Andrei Cross, a postgraduate sports coaching student at Stirling who represented Barbados at the 2008 Games in Beijing, is looking forward to welcoming and offering advice to his fellow Caribbean competitor later this month.

He said: “Four years ago I was in the same position as Branden so can imagine what he is going through. At this stage it’s about finding the balance between work, recovery and preparing mentally.”

Edinburgh’s Royal Commonwealth Pool has been chosen as the training camp for Team GB’s swimmers as they prepare for the Games.

British Swimming selected the pool ahead of venues in London and overseas following the pool’s £40 million refurbishment and athletes will be based there between 18 and 24 July.
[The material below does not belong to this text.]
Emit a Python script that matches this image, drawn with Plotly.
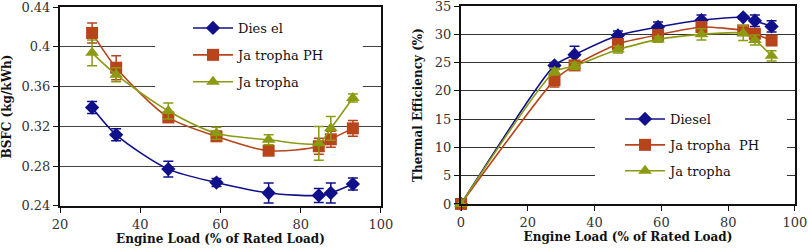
import plotly.graph_objects as go

# ---- Data: BSFC (left chart) ----
load_bsfc = [28, 34, 47, 59, 72, 84.5, 87.5, 93]
bsfc_diesel = [0.339, 0.3115, 0.277, 0.2635, 0.253, 0.2505, 0.253, 0.262]
bsfc_diesel_err = [0.006, 0.006, 0.008, 0.004, 0.010, 0.007, 0.010, 0.006]
bsfc_ph = [0.414, 0.379, 0.329, 0.310, 0.2955, 0.300, 0.307, 0.318]
bsfc_ph_err = [0.010, 0.012, 0.003, 0.004, 0.003, 0.008, 0.008, 0.008]
bsfc_jat = [0.394, 0.372, 0.3355, 0.313, 0.3065, 0.303, 0.318, 0.3485]
bsfc_jat_err = [0.013, 0.007, 0.008, 0.006, 0.005, 0.017, 0.012, 0.004]

# ---- Data: Thermal efficiency (right chart) ----
load_te = [0, 28, 34, 47, 59, 72, 84.5, 88, 93]
te_diesel = [0, 24.5, 26.4, 29.8, 31.3, 32.5, 33.0, 32.4, 31.4]
te_diesel_err = [0, 0.5, 1.5, 0.8, 0.9, 0.9, 0.3, 1.0, 1.0]
te_ph = [0, 21.9, 24.5, 28.3, 29.9, 31.3, 30.7, 30.1, 28.9]
te_ph_err = [0, 1.2, 0.6, 0.7, 0.5, 0.8, 0.6, 0.9, 0.6]
te_jat = [0, 23.4, 24.4, 27.3, 29.1, 30.0, 30.2, 29.0, 26.2]
te_jat_err = [0, 0.6, 0.6, 0.6, 0.5, 1.0, 1.3, 0.9, 0.9]

left_names = ["Dies el", "Ja tropha PH", "Ja tropha"]
right_names = ["Diesel", "Ja tropha\u00a0\u00a0PH", "Ja tropha"]

colors = ["#10108a", "#b8441a", "#8c9a12"]
symbols = ["diamond", "square", "triangle-up"]
msizes = [11, 12, 12]

FONT = "DejaVu Serif"
W, H = 808, 252

fig = go.Figure()

left_series = [(bsfc_diesel, bsfc_diesel_err), (bsfc_ph, bsfc_ph_err), (bsfc_jat, bsfc_jat_err)]
for i, (vals, errs) in enumerate(left_series):
    fig.add_trace(go.Scatter(
        x=load_bsfc, y=vals, name=left_names[i], mode="lines+markers",
        line=dict(color=colors[i], width=1.6, shape="spline", smoothing=0.8),
        marker=dict(symbol=symbols[i], size=msizes[i], color=colors[i]),
        error_y=dict(type="data", array=errs, color=colors[i], thickness=1.5, width=5),
        xaxis="x", yaxis="y", legend="legend", legendgroup="l%d" % i,
        cliponaxis=False,
    ))

right_series = [(te_diesel, te_diesel_err), (te_ph, te_ph_err), (te_jat, te_jat_err)]
for i, (vals, errs) in enumerate(right_series):
    fig.add_trace(go.Scatter(
        x=load_te, y=vals, name=right_names[i], mode="lines+markers",
        line=dict(color=colors[i], width=1.6, shape="spline", smoothing=0.6),
        marker=dict(symbol=symbols[i], size=msizes[i], color=colors[i]),
        error_y=dict(type="data", array=errs, color=colors[i], thickness=1.5, width=5),
        xaxis="x2", yaxis="y2", legend="legend2", legendgroup="r%d" % i,
        cliponaxis=False,
    ))

tickfont = dict(family=FONT, size=13, color="#333")
titlefont = dict(family=FONT, size=12, color="#111", weight="bold")
axis_common = dict(
    showline=True, linecolor="#111", linewidth=2, mirror=True,
    ticks="outside", ticklen=5, tickcolor="#111", tickwidth=1,
    tickfont=tickfont, zeroline=False, automargin=False,
    ticklabeloverflow="allow",
)

def px_x(p):
    return p / W

def px_y(p):
    return 1 - p / H

legend_font = dict(family=FONT, size=13, color="#111")

fig.update_layout(
    width=W, height=H,
    margin=dict(l=0, r=0, t=0, b=0, autoexpand=False),
    paper_bgcolor="white", plot_bgcolor="white",
    font=dict(family=FONT, color="#111"),
    xaxis=dict(domain=[px_x(60), px_x(381)], anchor="y", range=[20, 100.01], dtick=20,
               showgrid=False,
               title=dict(text="Engine Load (% of Rated Load)", font=titlefont, standoff=4),
               **axis_common),
    yaxis=dict(domain=[px_y(206), px_y(7)], anchor="x", range=[0.2399, 0.4401], dtick=0.04,
               tickformat="~g", showgrid=True, gridcolor="#444", gridwidth=1,
               title=dict(text="BSFC (kg/kWh)", font=titlefont, standoff=8),
               **axis_common),
    xaxis2=dict(domain=[px_x(461), px_x(795)], anchor="y2", range=[0, 100.01], dtick=20,
                showgrid=False,
                title=dict(text="Engine Load (% of Rated Load)", font=titlefont, standoff=4),
                **axis_common),
    yaxis2=dict(domain=[px_y(204), px_y(6)], anchor="x2", range=[-0.01, 35.01], dtick=5,
                showgrid=True, gridcolor="#333", gridwidth=1,
                title=dict(text="Thermal Efficiency (%)", font=titlefont, standoff=10),
                **axis_common),
    legend=dict(x=px_x(188), y=px_y(13), xanchor="left", yanchor="top",
                bgcolor="rgba(0,0,0,0)", borderwidth=0, itemwidth=40,
                font=legend_font, tracegroupgap=7),
    legend2=dict(x=px_x(620), y=px_y(104), xanchor="left", yanchor="top",
                 bgcolor="rgba(0,0,0,0)", borderwidth=0, itemwidth=40,
                 font=legend_font, tracegroupgap=6),
    showlegend=True,
    shapes=[
        # white panels behind the legends, hiding gridlines there
        dict(type="rect", xref="x", yref="y", layer="between",
             x0=43.7, x1=95.5, y0=0.352, y1=0.437,
             fillcolor="white", line=dict(width=0)),
        dict(type="rect", xref="x2", yref="y2", layer="between",
             x0=40.1, x1=97.6, y0=3.4, y1=18.4,
             fillcolor="white", line=dict(width=0)),
    ],
)

fig.write_html("out.html")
Michael Scott, the national performance director with British Swimming, said: “We carried out an exhaustive search, both home and abroad, to identify the best possible environment for our camp and chose Edinburgh for all that it has to offer at this crucial time in the lead up to London.

“Edinburgh is providing the team with fantastic access to a world-class aquatics facility and this historic city lends itself to a relaxed, low-key training camp at a very high-pressure time.”

Earlier this year delegations from Zambia and Namibia arrived in Glasgow to take part in high-performance training camps ahead of the games.

The African athletes used the Palace of Art Centre for Sport Excellence in Bellahouston Park, the Glasgow School of Sport, and Scotstoun stadium, the National Badminton Academy. When it comes to actual competition, the national stadium at Hampden will host eight Olympic football matches; three men’s group games, four women’s group matches and one women’s quarter final, during the world’s largest sporting event.

The 1990 game in France ended with a 3-2 English win.